A little scared - Diane
Hello all. After 20 months of togetherness my SO has
decided (with my blessings) to tour with a band for 6
weeks. We plan a wedding in September, and would like to
open an art store, so this will be some good money to get
us going. This band will be playing in remote parts of
Alaska (we live in the "big city") and has no
road access, so visits are not possible.
My question is...how does time away impact a
relationship? I know it depends on the quality of the
partnership in the first place, but still I am a little
nervous about being way from each other for that amount
of time. Any feedback/experiences would be appreciated!
From: Bernd
I Haven't had a similar experience, but my best guess
is any change holds the potential of making the
relationship more solid, or less solid.
It really depends what you plan to do with those 6
weeks.

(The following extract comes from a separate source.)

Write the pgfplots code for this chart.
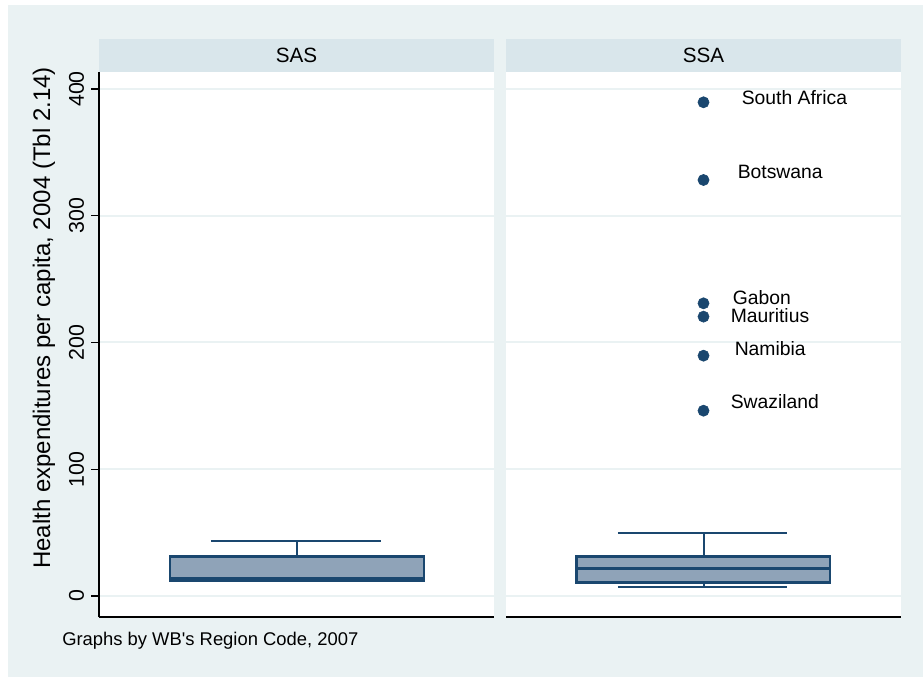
\documentclass[border=0pt]{standalone}
\usepackage{fontspec}
\setmainfont{Liberation Sans}[Ligatures=TeXOff]
\usepackage{pgfplots}
\pgfplotsset{compat=1.18}
\usepackage{pgfplotstable}
\definecolor{bgc}{RGB}{234,242,243}
\definecolor{hdr}{RGB}{217,230,235}
\definecolor{navy}{RGB}{26,71,111}
\definecolor{boxf}{RGB}{143,163,184}
\definecolor{gridc}{RGB}{234,242,243}

\pgfplotstableread[col sep=comma]{
x,y,dx,dy,label
0.5,389.5,28.5,3.75,South Africa
0.5,328.2,25.5,6,Botswana
0.5,230.9,21.75,4,Gabon
0.5,220.4,20.25,0.75,Mauritius
0.5,189.6,23.25,5.25,Namibia
0.5,146.2,20.25,6.5,Swaziland
}\outliers

\pgfplotsset{panel/.style={
 scale only axis, width=296.25pt, height=408.75pt,
 xmin=0, xmax=1, ymin=-16.57, ymax=413.4,
 xtick=\empty, ytick={0,100,200,300,400},
 ymajorgrids, major grid style={gridc, line width=1.5pt},
 axis background/.style={fill=white},
 axis x line*=bottom, axis y line*=left,
 axis line style={-, black, line width=1.5pt},
 tick align=outside, major tick length=6pt,
 ytick style={black, line width=0.8pt},
 yticklabel style={rotate=90, anchor=south, inner sep=5pt, font=\fontsize{16}{18}\selectfont},
 /pgf/number format/assume math mode=true,
 boxline/.style={navy, line width=1.9pt},
 whisk/.style={navy, line width=1.5pt},
}}

\begin{document}
\begin{tikzpicture}
\path[use as bounding box] (0,0) rectangle (692.25pt,509.25pt);
\fill[bgc] (6pt,1.5pt) rectangle (692.25pt,505.5pt);
% header strips
\fill[hdr] (74.25pt,455.25pt) rectangle (370.5pt,480pt);
\fill[hdr] (379.5pt,455.25pt) rectangle (675.75pt,480pt);
\node[font=\fontsize{15.5}{17}\selectfont] at (222.4pt,467.6pt) {SAS};
\node[font=\fontsize{15.5}{17}\selectfont] at (527.6pt,467.6pt) {SSA};

\begin{axis}[panel, at={(74.25pt,46.5pt)}, anchor=south west]
% SAS: lower whisker = Q1 = 12.1, median 14.2, Q3 31.0, upper whisker 43.6
\addplot[whisk] coordinates {(0.5,31.0) (0.5,43.6)};
\addplot[whisk] coordinates {(0.2835,43.6) (0.714,43.6)};
\addplot[boxline, fill=boxf] coordinates {(0.18,12.1) (0.823,12.1) (0.823,31.0) (0.18,31.0)} -- cycle;
\addplot[boxline] coordinates {(0.18,14.2) (0.823,14.2)};
\end{axis}

\begin{axis}[panel, at={(379.5pt,46.5pt)}, anchor=south west,
  y axis line style={draw=none}, yticklabels={}, ytick style={draw=none}]
% SSA: lower whisker 6.9, Q1 10.8, median 21.8, Q3 31.0, upper whisker 49.5
\addplot[whisk] coordinates {(0.5,31.0) (0.5,49.5)};
\addplot[whisk] coordinates {(0.283,49.5) (0.711,49.5)};
\addplot[whisk] coordinates {(0.5,10.8) (0.5,6.9)};
\addplot[whisk] coordinates {(0.283,6.9) (0.711,6.9)};
\addplot[boxline, fill=boxf] coordinates {(0.179,10.8) (0.820,10.8) (0.820,31.0) (0.179,31.0)} -- cycle;
\addplot[boxline] coordinates {(0.179,21.8) (0.820,21.8)};
\addplot[only marks, mark=*, mark size=4.2pt, navy, mark options={fill=navy, draw=navy},
  nodes near coords, point meta=explicit symbolic,
  visualization depends on={\thisrow{dx} \as \myDX},
  visualization depends on={\thisrow{dy} \as \myDY},
  every node near coord/.append style={anchor=west, inner sep=0pt, text=black,
    font=\fontsize{14.5}{16}\selectfont, xshift=\myDX pt, yshift=\myDY pt}]
  table[x=x, y=y, meta=label]{\outliers};
\end{axis}

\node[rotate=90, font=\fontsize{18}{20}\selectfont] at (33pt,270.75pt)
  {Health expenditures per capita, 2004 (Tbl 2.14)};
\node[anchor=west, inner sep=0pt, font=\fontsize{13.8}{15}\selectfont] at (46.5pt,28.5pt)
  {Graphs by WB's Region Code, 2007};
\end{tikzpicture}
\end{document}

If you use it to enhance parts of your
individuality that you may have put on the shelf during
the "together times", you'll give yourself a
chance to feel a lot better about YOU. Many marriage
struggles happen because both partners wrap so much of
the "good feeling" times around the
"togetherness" thing. The more dependent we
become on having our partner part of our "good
times", the more risk we have of feeling resentment
and disappointement when they aren't up to
"together" times.
Other than that, there are no crystal balls. You'll
find out sooner or later what effects - if any - the 6
week seperation has on your relationship. The effects
don't matter so much, as both of your commitment and
willingness to talk about those effects and work toward
understanding them, in ways that build more closeness and
understanding between both of you.
Those are my best guesses. Hope it works out well for
both of you. And congrats on the impending wedding!